§ TASK DETAILS
Copy the data that follows, character for character, minus the pictures.

§ SOURCE DATA
<<<<
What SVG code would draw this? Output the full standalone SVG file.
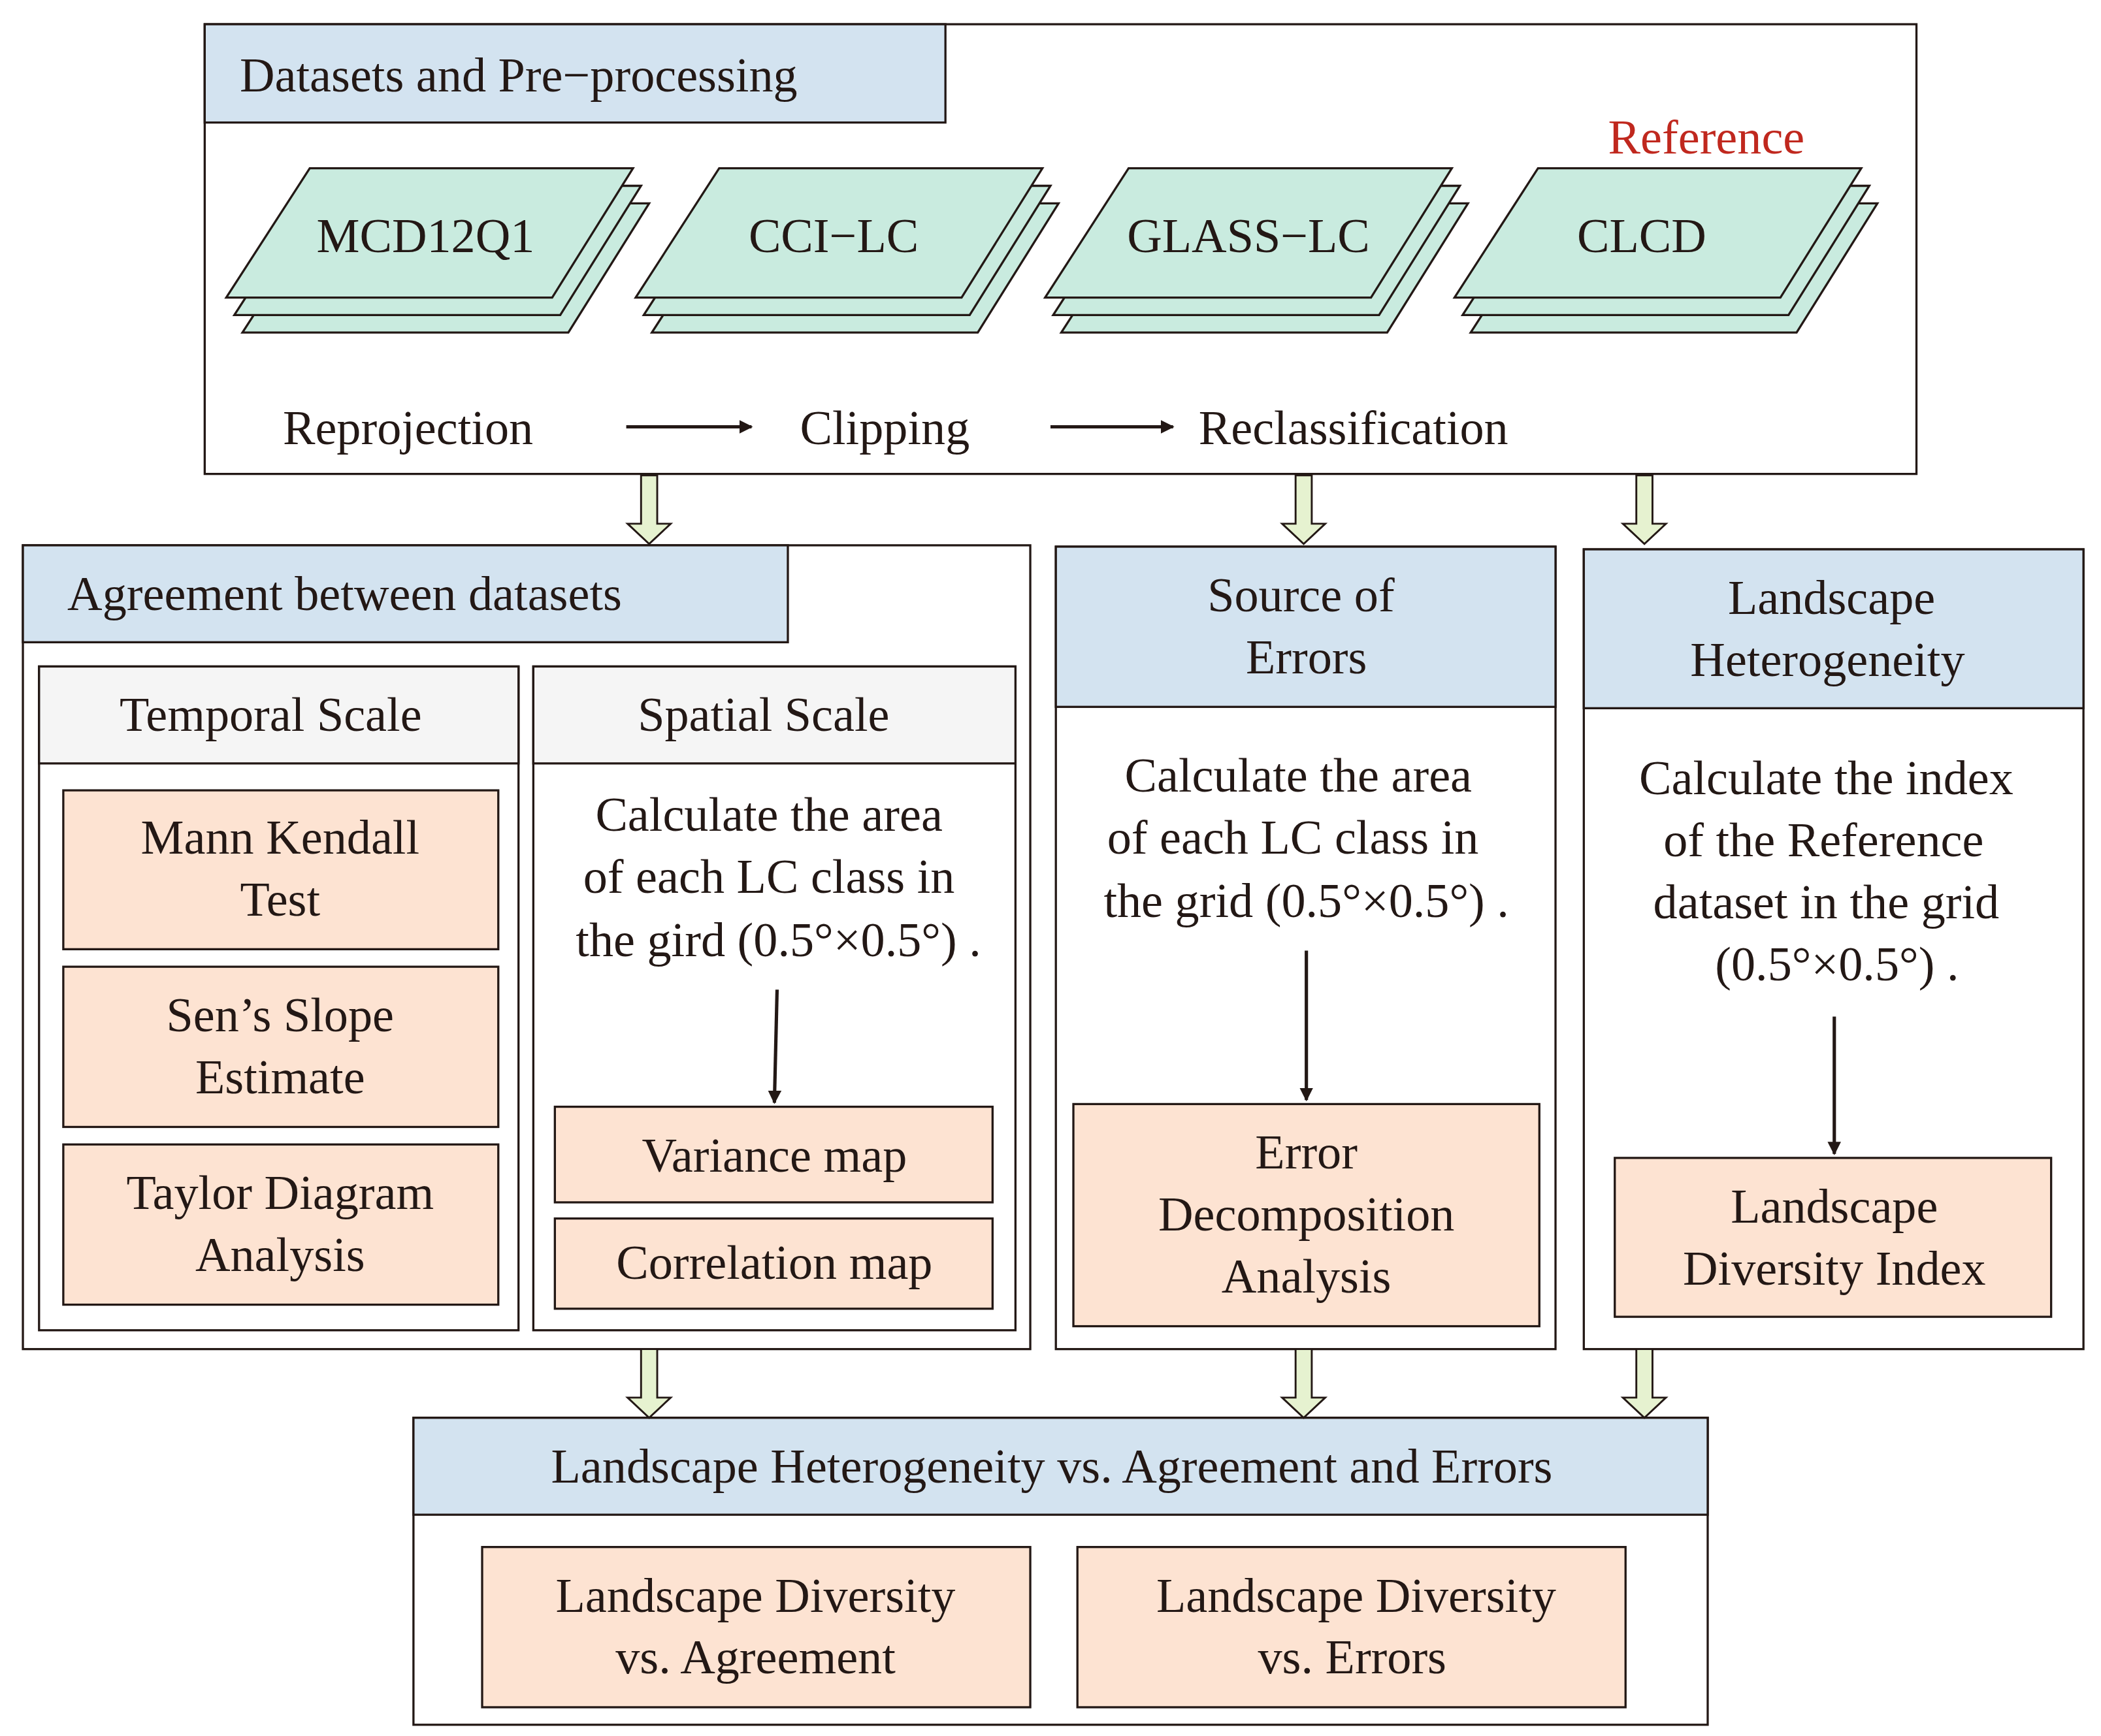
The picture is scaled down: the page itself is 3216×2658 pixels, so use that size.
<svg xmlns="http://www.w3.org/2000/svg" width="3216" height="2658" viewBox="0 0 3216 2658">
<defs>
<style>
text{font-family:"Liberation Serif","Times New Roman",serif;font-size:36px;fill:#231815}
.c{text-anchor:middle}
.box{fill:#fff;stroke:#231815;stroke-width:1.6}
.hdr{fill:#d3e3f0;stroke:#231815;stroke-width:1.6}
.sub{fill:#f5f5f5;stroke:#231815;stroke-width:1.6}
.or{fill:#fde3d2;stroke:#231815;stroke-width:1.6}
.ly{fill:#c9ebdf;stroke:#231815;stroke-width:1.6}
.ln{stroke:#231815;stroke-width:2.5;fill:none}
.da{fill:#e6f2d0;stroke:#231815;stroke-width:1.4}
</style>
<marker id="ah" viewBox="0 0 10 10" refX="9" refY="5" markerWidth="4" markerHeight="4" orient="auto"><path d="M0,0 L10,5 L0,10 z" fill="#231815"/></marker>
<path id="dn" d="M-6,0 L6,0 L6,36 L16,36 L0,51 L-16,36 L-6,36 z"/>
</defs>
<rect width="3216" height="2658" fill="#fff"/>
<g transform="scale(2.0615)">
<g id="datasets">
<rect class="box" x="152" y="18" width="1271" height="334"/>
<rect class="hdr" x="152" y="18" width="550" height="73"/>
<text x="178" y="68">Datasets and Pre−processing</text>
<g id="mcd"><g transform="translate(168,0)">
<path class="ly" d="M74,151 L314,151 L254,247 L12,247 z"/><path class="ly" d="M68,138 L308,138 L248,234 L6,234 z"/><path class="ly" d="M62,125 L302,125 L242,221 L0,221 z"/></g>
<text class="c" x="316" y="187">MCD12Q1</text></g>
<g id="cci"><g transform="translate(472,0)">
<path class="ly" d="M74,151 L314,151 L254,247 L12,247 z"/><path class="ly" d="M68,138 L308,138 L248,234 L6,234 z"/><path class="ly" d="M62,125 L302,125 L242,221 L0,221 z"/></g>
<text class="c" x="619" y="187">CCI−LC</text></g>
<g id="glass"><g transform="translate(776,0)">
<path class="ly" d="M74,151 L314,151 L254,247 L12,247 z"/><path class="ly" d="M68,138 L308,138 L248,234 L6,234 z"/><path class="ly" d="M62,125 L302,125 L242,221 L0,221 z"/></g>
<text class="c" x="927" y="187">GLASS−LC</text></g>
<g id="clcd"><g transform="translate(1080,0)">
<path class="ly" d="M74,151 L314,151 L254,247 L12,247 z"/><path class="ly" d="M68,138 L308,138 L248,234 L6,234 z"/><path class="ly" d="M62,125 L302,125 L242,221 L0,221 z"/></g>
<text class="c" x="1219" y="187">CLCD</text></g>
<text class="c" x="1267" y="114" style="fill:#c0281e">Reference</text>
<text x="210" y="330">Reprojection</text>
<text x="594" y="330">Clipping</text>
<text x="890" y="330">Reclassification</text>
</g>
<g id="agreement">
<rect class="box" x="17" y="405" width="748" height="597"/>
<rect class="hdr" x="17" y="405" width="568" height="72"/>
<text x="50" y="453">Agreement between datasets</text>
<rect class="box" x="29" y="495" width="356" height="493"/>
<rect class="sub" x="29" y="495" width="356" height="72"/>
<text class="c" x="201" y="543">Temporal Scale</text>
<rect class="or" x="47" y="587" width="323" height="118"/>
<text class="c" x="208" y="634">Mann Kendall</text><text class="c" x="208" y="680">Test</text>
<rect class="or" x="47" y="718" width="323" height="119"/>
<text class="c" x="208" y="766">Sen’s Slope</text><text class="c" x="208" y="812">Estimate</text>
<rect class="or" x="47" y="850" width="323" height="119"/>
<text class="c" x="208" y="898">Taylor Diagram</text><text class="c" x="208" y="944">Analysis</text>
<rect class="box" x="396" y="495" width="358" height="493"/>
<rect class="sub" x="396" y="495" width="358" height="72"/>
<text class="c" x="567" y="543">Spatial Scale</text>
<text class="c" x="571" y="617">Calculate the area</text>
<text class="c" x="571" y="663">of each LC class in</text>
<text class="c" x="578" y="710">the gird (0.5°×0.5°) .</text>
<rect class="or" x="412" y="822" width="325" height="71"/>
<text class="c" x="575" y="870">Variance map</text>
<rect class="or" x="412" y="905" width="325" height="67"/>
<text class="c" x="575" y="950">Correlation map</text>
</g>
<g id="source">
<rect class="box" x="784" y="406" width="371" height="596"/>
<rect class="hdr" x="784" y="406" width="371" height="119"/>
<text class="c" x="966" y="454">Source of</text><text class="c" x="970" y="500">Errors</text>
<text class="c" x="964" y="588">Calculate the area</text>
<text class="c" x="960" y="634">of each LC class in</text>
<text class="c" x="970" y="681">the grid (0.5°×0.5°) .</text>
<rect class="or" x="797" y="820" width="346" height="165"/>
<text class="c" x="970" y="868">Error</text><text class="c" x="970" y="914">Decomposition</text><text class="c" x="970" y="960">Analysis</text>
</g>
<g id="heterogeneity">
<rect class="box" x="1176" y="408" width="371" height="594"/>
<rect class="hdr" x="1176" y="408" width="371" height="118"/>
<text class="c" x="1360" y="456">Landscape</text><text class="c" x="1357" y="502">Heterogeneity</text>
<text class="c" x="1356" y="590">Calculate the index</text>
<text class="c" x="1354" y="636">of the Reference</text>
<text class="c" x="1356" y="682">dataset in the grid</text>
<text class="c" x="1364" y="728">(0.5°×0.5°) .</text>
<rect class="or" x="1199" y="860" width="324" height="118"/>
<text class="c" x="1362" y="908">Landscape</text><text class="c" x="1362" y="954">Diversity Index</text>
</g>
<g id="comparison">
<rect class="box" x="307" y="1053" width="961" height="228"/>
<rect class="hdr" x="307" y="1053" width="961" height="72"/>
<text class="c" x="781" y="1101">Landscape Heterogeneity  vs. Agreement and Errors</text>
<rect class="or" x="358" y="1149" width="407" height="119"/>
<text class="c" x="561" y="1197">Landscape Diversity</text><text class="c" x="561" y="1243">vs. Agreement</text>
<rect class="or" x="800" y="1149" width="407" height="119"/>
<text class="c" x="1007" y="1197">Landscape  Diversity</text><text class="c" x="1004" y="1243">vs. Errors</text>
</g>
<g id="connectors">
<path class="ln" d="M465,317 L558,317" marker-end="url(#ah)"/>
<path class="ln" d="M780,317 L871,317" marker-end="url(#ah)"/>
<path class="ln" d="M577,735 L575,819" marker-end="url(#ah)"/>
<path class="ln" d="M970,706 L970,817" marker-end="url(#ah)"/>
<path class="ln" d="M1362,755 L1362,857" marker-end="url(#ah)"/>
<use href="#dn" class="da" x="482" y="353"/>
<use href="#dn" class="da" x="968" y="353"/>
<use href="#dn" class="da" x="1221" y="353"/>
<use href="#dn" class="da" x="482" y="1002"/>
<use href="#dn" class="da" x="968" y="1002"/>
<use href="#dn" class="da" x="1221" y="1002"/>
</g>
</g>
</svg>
>>>>
§ EXERCISE RESPONSE
What SVG code would draw this? Output the full standalone SVG file.
The picture is scaled down: the page itself is 3216×2658 pixels, so use that size.
<svg xmlns="http://www.w3.org/2000/svg" width="3216" height="2658" viewBox="0 0 3216 2658">
<defs>
<style>
text{font-family:"Liberation Serif","Times New Roman",serif;font-size:36px;fill:#231815}
.c{text-anchor:middle}
.box{fill:#fff;stroke:#231815;stroke-width:1.6}
.hdr{fill:#d3e3f0;stroke:#231815;stroke-width:1.6}
.sub{fill:#f5f5f5;stroke:#231815;stroke-width:1.6}
.or{fill:#fde3d2;stroke:#231815;stroke-width:1.6}
.ly{fill:#c9ebdf;stroke:#231815;stroke-width:1.6}
.ln{stroke:#231815;stroke-width:2.5;fill:none}
.da{fill:#e6f2d0;stroke:#231815;stroke-width:1.4}
</style>
<marker id="ah" viewBox="0 0 10 10" refX="9" refY="5" markerWidth="4" markerHeight="4" orient="auto"><path d="M0,0 L10,5 L0,10 z" fill="#231815"/></marker>
<path id="dn" d="M-6,0 L6,0 L6,36 L16,36 L0,51 L-16,36 L-6,36 z"/>
</defs>
<rect width="3216" height="2658" fill="#fff"/>
<g transform="scale(2.0615)">
<g id="datasets">
<rect class="box" x="152" y="18" width="1271" height="334"/>
<rect class="hdr" x="152" y="18" width="550" height="73"/>
<text x="178" y="68">Datasets and Pre−processing</text>
<g id="mcd"><g transform="translate(168,0)">
<path class="ly" d="M74,151 L314,151 L254,247 L12,247 z"/><path class="ly" d="M68,138 L308,138 L248,234 L6,234 z"/><path class="ly" d="M62,125 L302,125 L242,221 L0,221 z"/></g>
<text class="c" x="316" y="187">MCD12Q1</text></g>
<g id="cci"><g transform="translate(472,0)">
<path class="ly" d="M74,151 L314,151 L254,247 L12,247 z"/><path class="ly" d="M68,138 L308,138 L248,234 L6,234 z"/><path class="ly" d="M62,125 L302,125 L242,221 L0,221 z"/></g>
<text class="c" x="619" y="187">CCI−LC</text></g>
<g id="glass"><g transform="translate(776,0)">
<path class="ly" d="M74,151 L314,151 L254,247 L12,247 z"/><path class="ly" d="M68,138 L308,138 L248,234 L6,234 z"/><path class="ly" d="M62,125 L302,125 L242,221 L0,221 z"/></g>
<text class="c" x="927" y="187">GLASS−LC</text></g>
<g id="clcd"><g transform="translate(1080,0)">
<path class="ly" d="M74,151 L314,151 L254,247 L12,247 z"/><path class="ly" d="M68,138 L308,138 L248,234 L6,234 z"/><path class="ly" d="M62,125 L302,125 L242,221 L0,221 z"/></g>
<text class="c" x="1219" y="187">CLCD</text></g>
<text class="c" x="1267" y="114" style="fill:#c0281e">Reference</text>
<text x="210" y="330">Reprojection</text>
<text x="594" y="330">Clipping</text>
<text x="890" y="330">Reclassification</text>
</g>
<g id="agreement">
<rect class="box" x="17" y="405" width="748" height="597"/>
<rect class="hdr" x="17" y="405" width="568" height="72"/>
<text x="50" y="453">Agreement between datasets</text>
<rect class="box" x="29" y="495" width="356" height="493"/>
<rect class="sub" x="29" y="495" width="356" height="72"/>
<text class="c" x="201" y="543">Temporal Scale</text>
<rect class="or" x="47" y="587" width="323" height="118"/>
<text class="c" x="208" y="634">Mann Kendall</text><text class="c" x="208" y="680">Test</text>
<rect class="or" x="47" y="718" width="323" height="119"/>
<text class="c" x="208" y="766">Sen’s Slope</text><text class="c" x="208" y="812">Estimate</text>
<rect class="or" x="47" y="850" width="323" height="119"/>
<text class="c" x="208" y="898">Taylor Diagram</text><text class="c" x="208" y="944">Analysis</text>
<rect class="box" x="396" y="495" width="358" height="493"/>
<rect class="sub" x="396" y="495" width="358" height="72"/>
<text class="c" x="567" y="543">Spatial Scale</text>
<text class="c" x="571" y="617">Calculate the area</text>
<text class="c" x="571" y="663">of each LC class in</text>
<text class="c" x="578" y="710">the gird (0.5°×0.5°) .</text>
<rect class="or" x="412" y="822" width="325" height="71"/>
<text class="c" x="575" y="870">Variance map</text>
<rect class="or" x="412" y="905" width="325" height="67"/>
<text class="c" x="575" y="950">Correlation map</text>
</g>
<g id="source">
<rect class="box" x="784" y="406" width="371" height="596"/>
<rect class="hdr" x="784" y="406" width="371" height="119"/>
<text class="c" x="966" y="454">Source of</text><text class="c" x="970" y="500">Errors</text>
<text class="c" x="964" y="588">Calculate the area</text>
<text class="c" x="960" y="634">of each LC class in</text>
<text class="c" x="970" y="681">the grid (0.5°×0.5°) .</text>
<rect class="or" x="797" y="820" width="346" height="165"/>
<text class="c" x="970" y="868">Error</text><text class="c" x="970" y="914">Decomposition</text><text class="c" x="970" y="960">Analysis</text>
</g>
<g id="heterogeneity">
<rect class="box" x="1176" y="408" width="371" height="594"/>
<rect class="hdr" x="1176" y="408" width="371" height="118"/>
<text class="c" x="1360" y="456">Landscape</text><text class="c" x="1357" y="502">Heterogeneity</text>
<text class="c" x="1356" y="590">Calculate the index</text>
<text class="c" x="1354" y="636">of the Reference</text>
<text class="c" x="1356" y="682">dataset in the grid</text>
<text class="c" x="1364" y="728">(0.5°×0.5°) .</text>
<rect class="or" x="1199" y="860" width="324" height="118"/>
<text class="c" x="1362" y="908">Landscape</text><text class="c" x="1362" y="954">Diversity Index</text>
</g>
<g id="comparison">
<rect class="box" x="307" y="1053" width="961" height="228"/>
<rect class="hdr" x="307" y="1053" width="961" height="72"/>
<text class="c" x="781" y="1101">Landscape Heterogeneity  vs. Agreement and Errors</text>
<rect class="or" x="358" y="1149" width="407" height="119"/>
<text class="c" x="561" y="1197">Landscape Diversity</text><text class="c" x="561" y="1243">vs. Agreement</text>
<rect class="or" x="800" y="1149" width="407" height="119"/>
<text class="c" x="1007" y="1197">Landscape  Diversity</text><text class="c" x="1004" y="1243">vs. Errors</text>
</g>
<g id="connectors">
<path class="ln" d="M465,317 L558,317" marker-end="url(#ah)"/>
<path class="ln" d="M780,317 L871,317" marker-end="url(#ah)"/>
<path class="ln" d="M577,735 L575,819" marker-end="url(#ah)"/>
<path class="ln" d="M970,706 L970,817" marker-end="url(#ah)"/>
<path class="ln" d="M1362,755 L1362,857" marker-end="url(#ah)"/>
<use href="#dn" class="da" x="482" y="353"/>
<use href="#dn" class="da" x="968" y="353"/>
<use href="#dn" class="da" x="1221" y="353"/>
<use href="#dn" class="da" x="482" y="1002"/>
<use href="#dn" class="da" x="968" y="1002"/>
<use href="#dn" class="da" x="1221" y="1002"/>
</g>
</g>
</svg>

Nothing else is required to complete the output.